В этом же проективно-должном полагании Ф. надеялся на действительное примирение и единство религий в общем отеческом деле, предвидел сближение и великий синтез научного знания, искусства и религии в соборном исследовании причин всемирного Н. и осуществлении природной регуляции. Такое объединение станет «мировой техникой» космоса, превратится в «богодейство» (I, 405). При этом искусство будет служить наглядным образным «изображением вопроса о причинах небратства» для воспитания единодушия и единомыслия всех участников решения этого вопроса (См.: I, 322), а вера, как «печалование о всех вообще раздорах», найдет для него литургическое выражение, перестав воспринимать прежде неисследующую этот вопрос науку как ересь. Всестороннее исследование причин небратского состояния Ф. полагал задачей Вселенского собора (См.: I, 318).
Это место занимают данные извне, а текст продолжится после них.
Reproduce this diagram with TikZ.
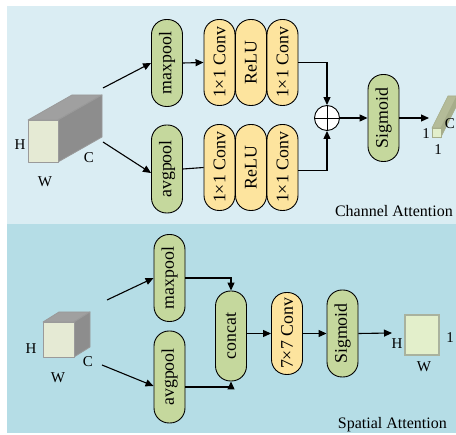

Особую роль в социально-историческом избывании Н. Ф. отводил музею, к-рому, по логике всеотеческой, во всеобщем синтезе познания причин неродственности предстоит стать «общим местом исследования государства, как небратства и неотечества» (II, 393). Его познавательными пособиями станут все материальные атрибуты гражданского, городского, небратского общества. Музей, как «соединение всех сил и средств для разрешения всеобщего вопроса о небратстве» (II, 408), станет всеобщим, всенаучным, охватывающим в исследовательских лабораториях и обсерваториях и личный состав исторически полного отечества, и вещественный, символически опредмеченный архив Н., и научно-практические методы и инструменты познания и социального отрицания Н. — для полного и окончательного восстановления братства.

Законченное решение вопроса о Н. означает совершенное братство — соборное богодействующее человечество, в объединенном творчестве осуществляющее управление природной стихией, орошающее прах отцов новой, бессмертной жизнью и деонтологически преображающее мир.


Лит.: Кожевников 2004; Семенова 2004.